Here is a comparison of the ATTO disk benchmark values, which are getting updated with soon coming drives:
Result and general impression ...
The two Mach Xtreme Technology MX-DS Fusion 2.5" 60GB SATA3 SSDs MXSSD3MDSF-60G achieved at the SATA3 port as RAID-0 array nearly twice as high performance as in single operation without AHCI and the to date highest maximum ratings in ATTO benchmark.
The two Mach Xtreme Technology MXSSD3MDSF-60G 60GB MLC Solid State Drive with SandForce controller and 25nm Intel NAND were tested in a RAID array and reached pairwise as expected the almost double transfer speed compared to one SSD with the same RAID controller.
The read and write performance burst values in ATTO benchmark reached the to-date best results.
But the continuously transfer rates in AS SSD clearly showed the disadvantages of the onboard SATA3 controller in RAID mode compared to the AHCI mode.
Because similar to the controller in IDE mode, the results decreased rapidly at the same controller in RAID mode and has additionally the same disadvantages as the IDE mode, like the older technology communicating in Windows like missing TRIM, GC, NCQ, Hotplug, etc.
And of course the risk of loosing the data by a possible mailfunction of one of both SSDs in RAID0 is twice as high.
Last but not least took the boot time with activated RAID BIOS approx. 20-30 seconds more than without RAID BIOS.

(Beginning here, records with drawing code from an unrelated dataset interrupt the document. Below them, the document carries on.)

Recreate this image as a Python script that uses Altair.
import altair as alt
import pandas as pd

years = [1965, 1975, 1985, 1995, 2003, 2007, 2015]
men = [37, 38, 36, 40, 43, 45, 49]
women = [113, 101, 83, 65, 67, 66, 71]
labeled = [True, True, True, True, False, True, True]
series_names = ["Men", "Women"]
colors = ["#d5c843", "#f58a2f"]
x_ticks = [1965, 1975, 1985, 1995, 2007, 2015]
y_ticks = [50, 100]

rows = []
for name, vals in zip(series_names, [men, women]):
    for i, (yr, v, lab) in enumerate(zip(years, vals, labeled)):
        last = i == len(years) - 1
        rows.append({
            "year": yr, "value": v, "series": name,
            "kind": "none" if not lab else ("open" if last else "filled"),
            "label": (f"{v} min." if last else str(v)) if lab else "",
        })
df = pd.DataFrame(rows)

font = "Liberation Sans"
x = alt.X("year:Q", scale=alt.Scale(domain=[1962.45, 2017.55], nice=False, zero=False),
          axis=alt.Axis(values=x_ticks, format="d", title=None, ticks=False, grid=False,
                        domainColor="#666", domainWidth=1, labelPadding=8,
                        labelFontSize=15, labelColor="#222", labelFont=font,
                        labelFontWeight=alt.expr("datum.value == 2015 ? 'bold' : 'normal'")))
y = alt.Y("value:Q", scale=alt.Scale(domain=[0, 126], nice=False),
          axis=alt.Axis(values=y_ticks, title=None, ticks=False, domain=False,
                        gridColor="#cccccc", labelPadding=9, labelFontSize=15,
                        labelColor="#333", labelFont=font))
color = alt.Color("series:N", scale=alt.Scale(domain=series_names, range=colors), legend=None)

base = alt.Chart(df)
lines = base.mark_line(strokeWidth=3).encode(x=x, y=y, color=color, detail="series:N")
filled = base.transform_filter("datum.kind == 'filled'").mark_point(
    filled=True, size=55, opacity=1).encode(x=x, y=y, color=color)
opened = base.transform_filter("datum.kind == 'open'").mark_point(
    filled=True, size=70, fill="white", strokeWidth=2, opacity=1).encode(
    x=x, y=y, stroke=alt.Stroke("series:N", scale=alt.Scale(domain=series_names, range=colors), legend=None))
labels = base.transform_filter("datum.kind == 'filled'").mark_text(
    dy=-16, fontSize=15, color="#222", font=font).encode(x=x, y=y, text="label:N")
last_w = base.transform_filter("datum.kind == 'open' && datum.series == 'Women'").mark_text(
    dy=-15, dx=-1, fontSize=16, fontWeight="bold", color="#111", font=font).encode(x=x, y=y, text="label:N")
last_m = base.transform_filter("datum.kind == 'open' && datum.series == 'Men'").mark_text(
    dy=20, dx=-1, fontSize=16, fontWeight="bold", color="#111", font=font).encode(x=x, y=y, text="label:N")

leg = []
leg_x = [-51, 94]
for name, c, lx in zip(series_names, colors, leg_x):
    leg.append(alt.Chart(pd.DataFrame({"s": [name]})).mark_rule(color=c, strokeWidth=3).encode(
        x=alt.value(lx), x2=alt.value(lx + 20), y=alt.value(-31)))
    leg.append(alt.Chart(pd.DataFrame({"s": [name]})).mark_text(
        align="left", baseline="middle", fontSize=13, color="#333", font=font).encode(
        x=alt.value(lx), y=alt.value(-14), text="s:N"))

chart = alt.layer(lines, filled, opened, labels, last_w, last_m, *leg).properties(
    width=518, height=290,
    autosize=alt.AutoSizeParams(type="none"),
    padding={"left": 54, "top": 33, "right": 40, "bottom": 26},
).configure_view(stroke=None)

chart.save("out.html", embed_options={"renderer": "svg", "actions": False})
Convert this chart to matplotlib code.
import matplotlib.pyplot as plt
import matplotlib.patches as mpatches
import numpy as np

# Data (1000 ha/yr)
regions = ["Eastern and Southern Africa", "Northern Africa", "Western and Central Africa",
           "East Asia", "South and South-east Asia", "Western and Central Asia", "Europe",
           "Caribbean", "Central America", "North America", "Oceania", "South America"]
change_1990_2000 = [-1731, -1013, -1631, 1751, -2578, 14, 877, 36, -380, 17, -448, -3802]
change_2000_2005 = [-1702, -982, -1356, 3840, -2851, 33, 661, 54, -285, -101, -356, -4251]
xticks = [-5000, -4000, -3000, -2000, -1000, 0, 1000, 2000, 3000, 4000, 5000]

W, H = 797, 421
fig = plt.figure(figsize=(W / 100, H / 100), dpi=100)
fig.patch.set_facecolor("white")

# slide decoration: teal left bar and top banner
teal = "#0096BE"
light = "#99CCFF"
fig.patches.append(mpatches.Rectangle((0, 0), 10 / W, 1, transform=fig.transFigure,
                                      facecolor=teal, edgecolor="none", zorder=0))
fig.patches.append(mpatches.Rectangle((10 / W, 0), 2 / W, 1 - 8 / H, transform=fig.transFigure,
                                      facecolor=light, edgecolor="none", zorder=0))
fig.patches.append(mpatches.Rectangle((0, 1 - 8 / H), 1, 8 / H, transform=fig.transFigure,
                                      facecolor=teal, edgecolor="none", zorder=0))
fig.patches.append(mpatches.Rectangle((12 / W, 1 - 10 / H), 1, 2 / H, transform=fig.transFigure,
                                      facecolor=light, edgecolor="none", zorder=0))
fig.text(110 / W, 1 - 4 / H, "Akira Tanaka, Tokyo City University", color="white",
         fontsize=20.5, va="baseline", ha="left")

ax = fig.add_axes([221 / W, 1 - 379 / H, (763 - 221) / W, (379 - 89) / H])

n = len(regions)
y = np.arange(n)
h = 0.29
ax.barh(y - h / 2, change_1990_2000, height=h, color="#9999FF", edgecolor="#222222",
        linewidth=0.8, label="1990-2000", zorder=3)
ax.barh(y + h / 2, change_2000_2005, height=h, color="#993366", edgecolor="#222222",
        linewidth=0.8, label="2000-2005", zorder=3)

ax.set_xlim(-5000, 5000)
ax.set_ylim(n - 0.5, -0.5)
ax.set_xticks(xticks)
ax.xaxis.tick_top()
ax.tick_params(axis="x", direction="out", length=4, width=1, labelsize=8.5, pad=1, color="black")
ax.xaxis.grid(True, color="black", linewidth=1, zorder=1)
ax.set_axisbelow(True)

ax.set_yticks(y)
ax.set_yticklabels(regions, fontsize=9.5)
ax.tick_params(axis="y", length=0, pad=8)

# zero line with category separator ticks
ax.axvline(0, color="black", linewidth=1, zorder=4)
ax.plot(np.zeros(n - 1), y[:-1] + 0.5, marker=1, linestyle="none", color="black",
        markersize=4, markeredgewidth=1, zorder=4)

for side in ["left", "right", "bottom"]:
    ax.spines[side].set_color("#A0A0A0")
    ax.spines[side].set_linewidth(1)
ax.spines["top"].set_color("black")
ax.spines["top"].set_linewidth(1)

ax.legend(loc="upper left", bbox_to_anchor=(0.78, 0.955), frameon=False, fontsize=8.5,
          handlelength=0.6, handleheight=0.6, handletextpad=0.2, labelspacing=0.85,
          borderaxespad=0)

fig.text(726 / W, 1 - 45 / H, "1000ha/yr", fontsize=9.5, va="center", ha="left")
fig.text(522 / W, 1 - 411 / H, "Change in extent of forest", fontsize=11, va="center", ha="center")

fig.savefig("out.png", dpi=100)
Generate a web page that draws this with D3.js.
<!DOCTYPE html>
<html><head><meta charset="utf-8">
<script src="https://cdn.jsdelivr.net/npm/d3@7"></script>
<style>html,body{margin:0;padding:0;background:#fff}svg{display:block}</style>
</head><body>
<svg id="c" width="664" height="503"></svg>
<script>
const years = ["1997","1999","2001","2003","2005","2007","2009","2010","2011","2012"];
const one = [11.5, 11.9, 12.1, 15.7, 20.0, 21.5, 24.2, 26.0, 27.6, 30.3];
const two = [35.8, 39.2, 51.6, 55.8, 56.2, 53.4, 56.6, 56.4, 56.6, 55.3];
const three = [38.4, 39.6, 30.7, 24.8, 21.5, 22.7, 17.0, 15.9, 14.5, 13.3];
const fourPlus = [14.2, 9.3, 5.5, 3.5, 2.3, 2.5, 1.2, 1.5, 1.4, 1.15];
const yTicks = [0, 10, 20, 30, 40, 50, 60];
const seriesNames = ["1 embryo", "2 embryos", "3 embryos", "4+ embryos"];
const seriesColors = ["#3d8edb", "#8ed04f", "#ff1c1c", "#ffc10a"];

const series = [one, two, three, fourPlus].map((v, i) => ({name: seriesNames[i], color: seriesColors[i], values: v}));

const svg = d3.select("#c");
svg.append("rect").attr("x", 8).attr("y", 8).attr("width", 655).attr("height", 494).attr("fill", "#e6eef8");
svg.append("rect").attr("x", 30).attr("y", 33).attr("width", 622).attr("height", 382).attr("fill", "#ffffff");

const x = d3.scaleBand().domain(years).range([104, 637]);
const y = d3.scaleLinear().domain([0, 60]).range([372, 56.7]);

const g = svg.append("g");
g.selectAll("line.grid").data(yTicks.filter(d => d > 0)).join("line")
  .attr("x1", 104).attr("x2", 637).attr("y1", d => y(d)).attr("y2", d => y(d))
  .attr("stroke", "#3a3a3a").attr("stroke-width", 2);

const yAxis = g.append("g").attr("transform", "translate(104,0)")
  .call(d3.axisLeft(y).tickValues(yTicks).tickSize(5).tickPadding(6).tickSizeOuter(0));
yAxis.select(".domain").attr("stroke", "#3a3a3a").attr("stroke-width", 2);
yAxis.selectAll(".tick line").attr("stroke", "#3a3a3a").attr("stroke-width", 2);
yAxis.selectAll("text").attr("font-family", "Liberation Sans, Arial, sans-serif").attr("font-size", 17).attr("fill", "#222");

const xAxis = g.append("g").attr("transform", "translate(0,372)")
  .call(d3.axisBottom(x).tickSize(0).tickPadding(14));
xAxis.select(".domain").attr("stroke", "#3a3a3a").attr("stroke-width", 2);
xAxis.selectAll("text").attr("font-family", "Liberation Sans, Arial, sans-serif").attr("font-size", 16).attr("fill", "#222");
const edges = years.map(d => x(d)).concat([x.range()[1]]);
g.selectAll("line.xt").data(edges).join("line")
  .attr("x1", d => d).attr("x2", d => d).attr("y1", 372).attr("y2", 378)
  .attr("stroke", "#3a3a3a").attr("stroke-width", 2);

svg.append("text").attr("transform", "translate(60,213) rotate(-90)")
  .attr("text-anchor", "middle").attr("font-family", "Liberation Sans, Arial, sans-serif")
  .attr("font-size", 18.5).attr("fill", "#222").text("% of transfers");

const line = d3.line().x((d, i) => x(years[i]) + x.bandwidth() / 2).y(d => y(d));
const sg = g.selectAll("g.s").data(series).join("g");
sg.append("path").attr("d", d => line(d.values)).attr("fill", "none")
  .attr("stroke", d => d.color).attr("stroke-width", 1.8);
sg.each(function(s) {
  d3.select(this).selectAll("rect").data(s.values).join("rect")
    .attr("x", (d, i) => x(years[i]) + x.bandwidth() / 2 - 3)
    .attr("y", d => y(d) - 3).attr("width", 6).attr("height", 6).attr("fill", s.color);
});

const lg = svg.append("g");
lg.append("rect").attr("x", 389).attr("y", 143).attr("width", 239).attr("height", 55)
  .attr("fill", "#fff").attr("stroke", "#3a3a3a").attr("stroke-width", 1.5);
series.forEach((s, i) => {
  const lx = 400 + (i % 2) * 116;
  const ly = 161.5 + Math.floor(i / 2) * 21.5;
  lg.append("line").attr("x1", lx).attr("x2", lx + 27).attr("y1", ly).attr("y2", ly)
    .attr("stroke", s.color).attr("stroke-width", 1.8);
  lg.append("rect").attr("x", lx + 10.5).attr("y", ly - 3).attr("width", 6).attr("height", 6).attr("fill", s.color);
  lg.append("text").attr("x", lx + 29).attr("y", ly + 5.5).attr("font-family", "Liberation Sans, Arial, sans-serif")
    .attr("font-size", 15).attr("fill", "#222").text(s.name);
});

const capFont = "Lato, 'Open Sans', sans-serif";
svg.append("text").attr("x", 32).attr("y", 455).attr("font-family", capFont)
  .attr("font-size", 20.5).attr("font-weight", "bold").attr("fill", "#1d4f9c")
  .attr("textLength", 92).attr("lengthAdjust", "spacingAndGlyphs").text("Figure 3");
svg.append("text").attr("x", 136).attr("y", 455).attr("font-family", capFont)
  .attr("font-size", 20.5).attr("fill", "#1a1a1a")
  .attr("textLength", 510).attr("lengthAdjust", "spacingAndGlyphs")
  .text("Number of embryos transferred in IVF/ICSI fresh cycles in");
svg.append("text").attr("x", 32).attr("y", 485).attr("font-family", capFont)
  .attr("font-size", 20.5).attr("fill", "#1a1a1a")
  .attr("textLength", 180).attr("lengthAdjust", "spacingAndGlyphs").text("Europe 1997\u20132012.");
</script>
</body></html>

The Microsoft Windows 7 Ultimate boot procedure from start screen to login screen was approx. 11 seconds and the Microsoft Windows 7 Ultimate boot procedure including motherboard BIOS and RAID BIOS took approx. 45 seconds.
All in all is a RAID 0 array with two or more Mach Xtreme Technology MX-DS Fusion 60GB SSDs only in some cases useful, even if e.g. the ATTO benchmark performance is nearly doubled.
As long as one backup all data frequently and do not allocate the full SSD capacity and is dissatisfied with the performance of one single SSD, one can take of course nevertheless advantages from the SSD RAID 0 setup.
Surely we will give shortly again a comparison to further Solid State Drives in RAID 0 at ocinside.de, because the highest performance at the lowest expenses is surely the goal of many readers.